Items: A sampling of these items can be found here.
Recommendation: Review items identified here.
-
Some items did not have catalog (ALMA) records associated with them.
A number of collection items were absent from the pre-provided key and/or included DLXS items without a corresponding ALMA record connected to it. Because of this, these items can not be found by users through the library catalog search, seriously inhibiting their discoverability. Furthermore, these records cannot be ingested into HathiTrust because of this, and these DLXS records will not be updated when changes are made to the collection via ALMA.
In some cases, we have sought to identify the ALMA catalog record we think ought to be associated with these records in the confirmed inventory, no action has been taken to link these records together.

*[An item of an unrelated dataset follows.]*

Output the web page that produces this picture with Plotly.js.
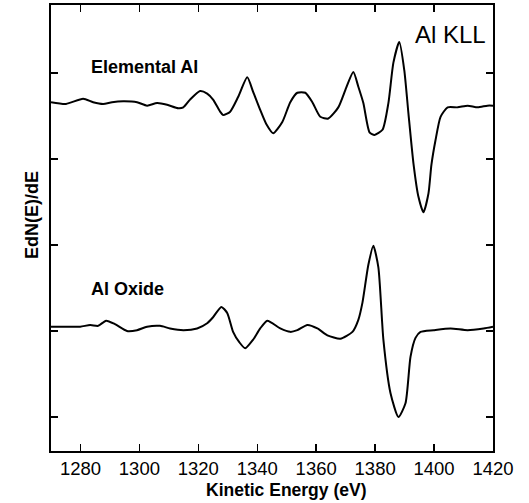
<!DOCTYPE html>
<html>
<head>
<meta charset="utf-8">
<script src="https://cdn.plot.ly/plotly-3.0.1.min.js"></script>
<style>
  html, body { margin: 0; padding: 0; background: #fff; }
  #chart { width: 529px; height: 503px; }
</style>
</head>
<body>
<div id="chart"></div>
<script>
// Al KLL Auger spectra (derivative mode), elemental Al and Al oxide
const elementalEnergy = [
  1270, 1275.1, 1280.9, 1284.3, 1287.7, 1290.7, 1294.5, 1299.2, 1302.6, 1306.0,
  1309.4, 1313.2, 1314.9, 1317.2, 1320.6, 1323.0, 1325.0, 1327.4, 1328.4, 1330.8,
  1333.5, 1336.6, 1338.6, 1341.0, 1343.0, 1345.4, 1348.5, 1351.2, 1353.6, 1356.3,
  1358.7, 1361.4, 1364.1, 1367.5, 1370.2, 1372.6, 1374.3, 1376.0, 1378.1, 1379.8,
  1382.5, 1384.5, 1386.2, 1388.2, 1389.9, 1391.3, 1393.0, 1394.7, 1396.4, 1398.1,
  1399.1, 1400.5, 1402.2, 1404.6, 1408.0, 1411.4, 1414.8, 1418.1, 1420
];
const elementalSignal = [
  3.66, 3.64, 3.70, 3.66, 3.64, 3.66, 3.67, 3.66, 3.62, 3.65,
  3.63, 3.59, 3.60, 3.69, 3.79, 3.76, 3.69, 3.55, 3.51, 3.55,
  3.72, 3.95, 3.78, 3.57, 3.41, 3.30, 3.43, 3.66, 3.77, 3.77,
  3.66, 3.49, 3.47, 3.60, 3.83, 4.01, 3.84, 3.65, 3.31, 3.28,
  3.34, 3.65, 4.12, 4.36, 4.03, 3.53, 2.95, 2.56, 2.38, 2.60,
  2.93, 3.22, 3.49, 3.60, 3.60, 3.62, 3.60, 3.62, 3.62
];

const oxideEnergy = [
  1270, 1274.8, 1279.9, 1283.3, 1286.0, 1288.7, 1291.7, 1295.8, 1299.2, 1302.6,
  1307.0, 1310.4, 1314.9, 1319.6, 1323.0, 1325.0, 1327.8, 1329.8, 1331.8, 1333.9,
  1335.9, 1338.6, 1341.0, 1343.4, 1347.8, 1351.2, 1353.6, 1357.0, 1360.4, 1363.8,
  1368.2, 1372.3, 1374.3, 1375.7, 1377.7, 1379.4, 1381.1, 1382.8, 1385.2, 1387.9,
  1390.3, 1392.0, 1393.7, 1395.4, 1399.8, 1405.6, 1411.4, 1416.8, 1420
];
const oxideSignal = [
  1.05, 1.05, 1.05, 1.07, 1.06, 1.12, 1.08, 1.00, 1.01, 1.05,
  1.06, 1.03, 1.01, 1.03, 1.09, 1.16, 1.28, 1.21, 0.99, 0.87,
  0.80, 0.90, 1.03, 1.12, 1.03, 0.99, 1.01, 1.07, 1.03, 0.95,
  0.91, 0.99, 1.13, 1.33, 1.77, 1.99, 1.74, 0.90, 0.28, 0.00,
  0.16, 0.70, 0.92, 0.99, 1.01, 1.03, 1.01, 1.03, 1.05
];

const xTicks = [1280, 1300, 1320, 1340, 1360, 1380, 1400, 1420];
const yTicks = [0, 1, 2, 3, 4];

const FONT = 'Liberation Sans, Arial, Helvetica, sans-serif';
const lineStyle = { color: '#000', width: 2, shape: 'spline', smoothing: 0.6 };

const traces = [
  { x: elementalEnergy, y: elementalSignal, mode: 'lines', line: lineStyle,
    name: 'Elemental Al', hoverinfo: 'skip' },
  { x: oxideEnergy, y: oxideSignal, mode: 'lines', line: lineStyle,
    name: 'Al Oxide', hoverinfo: 'skip' }
];

const axisCommon = {
  showline: true, linecolor: '#000', linewidth: 2, mirror: 'ticks',
  ticks: 'inside', ticklen: 7, tickwidth: 1.5, tickcolor: '#000',
  showgrid: false, zeroline: false
};

const layout = {
  width: 529, height: 503,
  margin: { l: 51, r: 36, t: 5, b: 52 },
  paper_bgcolor: '#fff', plot_bgcolor: '#fff',
  showlegend: false,
  font: { family: FONT, color: '#000' },
  xaxis: Object.assign({}, axisCommon, {
    range: [1270, 1420],
    tickmode: 'array', tickvals: xTicks, ticktext: xTicks.map(String),
    tickfont: { family: FONT, size: 18.5, color: '#000' }
  }),
  yaxis: Object.assign({}, axisCommon, {
    range: [-0.395, 4.79],
    tickmode: 'array', tickvals: yTicks, showticklabels: false
  }),
  annotations: [
    { text: '<b>Elemental Al</b>', x: 1282.8, y: 4.07, xref: 'x', yref: 'y',
      xanchor: 'left', yanchor: 'middle', showarrow: false,
      font: { family: FONT, size: 18, color: '#000' } },
    { text: '<b>Al Oxide</b>', x: 1282.8, y: 1.49, xref: 'x', yref: 'y',
      xanchor: 'left', yanchor: 'middle', showarrow: false,
      font: { family: FONT, size: 18, color: '#000' } },
    { text: 'Al KLL', x: 1418.3, y: 4.45, xref: 'x', yref: 'y',
      xanchor: 'right', yanchor: 'middle', showarrow: false,
      font: { family: FONT, size: 24, color: '#000' } },
    { text: '<b>Kinetic Energy (eV)</b>', x: 0.532, y: -0.087, xref: 'paper', yref: 'paper',
      xanchor: 'center', yanchor: 'middle', showarrow: false,
      font: { family: FONT, size: 17.5, color: '#000' } },
    { text: '<b>EdN(E)/dE</b>', x: -0.043, y: 0.529, xref: 'paper', yref: 'paper',
      xanchor: 'center', yanchor: 'middle', showarrow: false, textangle: -90,
      font: { family: FONT, size: 18, color: '#000' } }
  ]
};

Plotly.newPlot('chart', traces, layout, { staticPlot: true, displayModeBar: false });
</script>
</body>
</html>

Items: These items can be found here.
Recommendations: Review items and make appropriate ALMA connections.
-
DLXS items not associated with correct ALMA record
Additionally, DLXS items were at times linked to incorrect ALMA records, making their metadata incorrect. These items could be linked to wholly incorrect items, or were linked to digital-collection only records in ALMA, not the main catalog item. Users are likely to struggle to find the full digitized items because of this and these DLXS items will be not be updated along with the rest of the catalog.
-
Items that shouldn’t be in MOA
Additionally, several of the items included in the Making of America collection did not appear to be within the digital collection’s topical scope. Specifically, our team felt as though they did not discuss or pertain to the history of the United States, the expressed collecting area of Making of America.
Items: These items can be found here.
Recommendation: Review of identified items and their inclusion in light of collecting goals.